While a framework with low delay video streaming can provide the driver with the necessary visual information to understand the current situation, there is no guarantee that the driver actually recognizes all relevant elements correctly. As the second main contribution, we therefore propose a method for assessing the driver situation awareness in realtime. The driver’s current situation awareness is measured using eye tracking and compared to the optimal situation awareness. The optimal situation awareness is estimated by a state-of-the-art region of interest prediction network, which we extended for multiple camera views. The proposed driver awareness model enables us to accurately measure the driver situation awareness, which has been validated in a user study for eight driving scenarios.
Next, we propose a traffic-aware multi-view adaptation scheme to provide the operator with the best possible situation awareness for the current traffic situation.

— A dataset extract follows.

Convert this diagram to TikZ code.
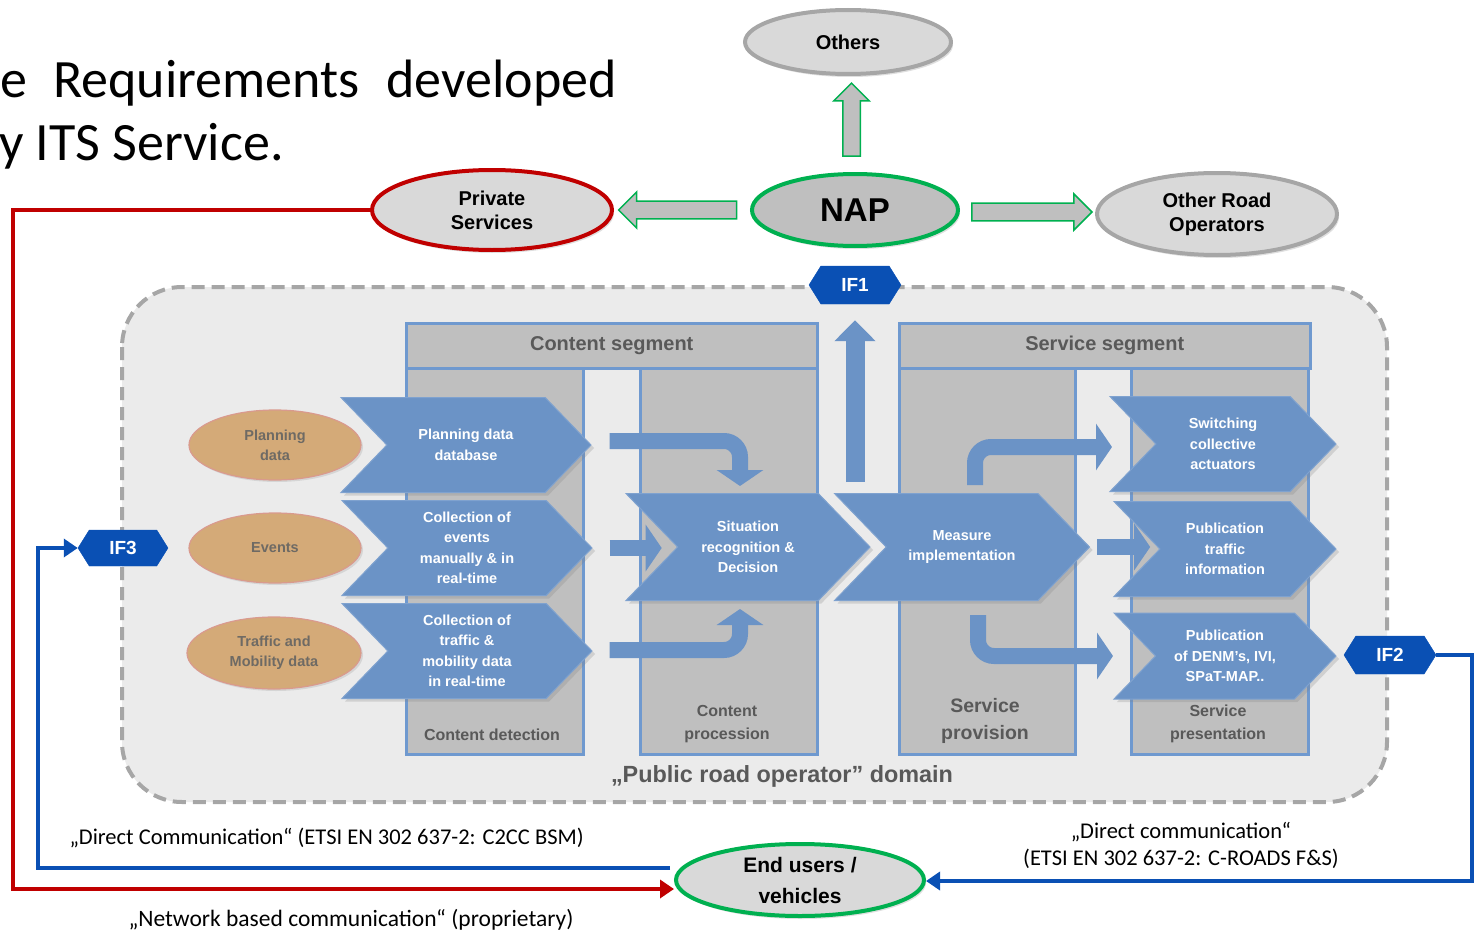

The adaptation scheme first estimates the importance of each camera view based on the vehicle’s realtime movement in traffic. Then, the optimal combination of frame rate, frame size, and target rate/quality is estimated using a quality-of-experience-driven multi-dimensional adaptation scheme to control the encoder of each individual video stream. Evaluated for three representative driving scenarios with a six camera setup, the proposed adaptation scheme increases the average video quality per camera by 5 % VMAF score compared to a uniform adaptation.
Finally, the hardware of autonomous vehicles is limited by size and cost. The vehicle is therefore often restricted to a single hardware encoder. Encoding all camera views at the same time with a single encoder requires the combination of the individual frames into a single superframe. While this is a possible solution for streaming multiple camera views, it prevents the adaptation of the individual camera views. In this thesis, we propose a preprocessing concept that allows for individual rate/quality adaptation while using a single encoder. The preprocessing filters control the frame rate, frame size, and target rate/quality of the individual frames before combining them into a single superframe. For three representative driving scenarios, the proposed approach achieves the same video quality for the most important views as when using multiple encoders, while it causes only 1.8 % quality reduction on the remaining views. In comparison, an approach using a single encoder without preprocessing causes quality degradations of 4.5 % for the remaining views and even 5.6 % on the most important views.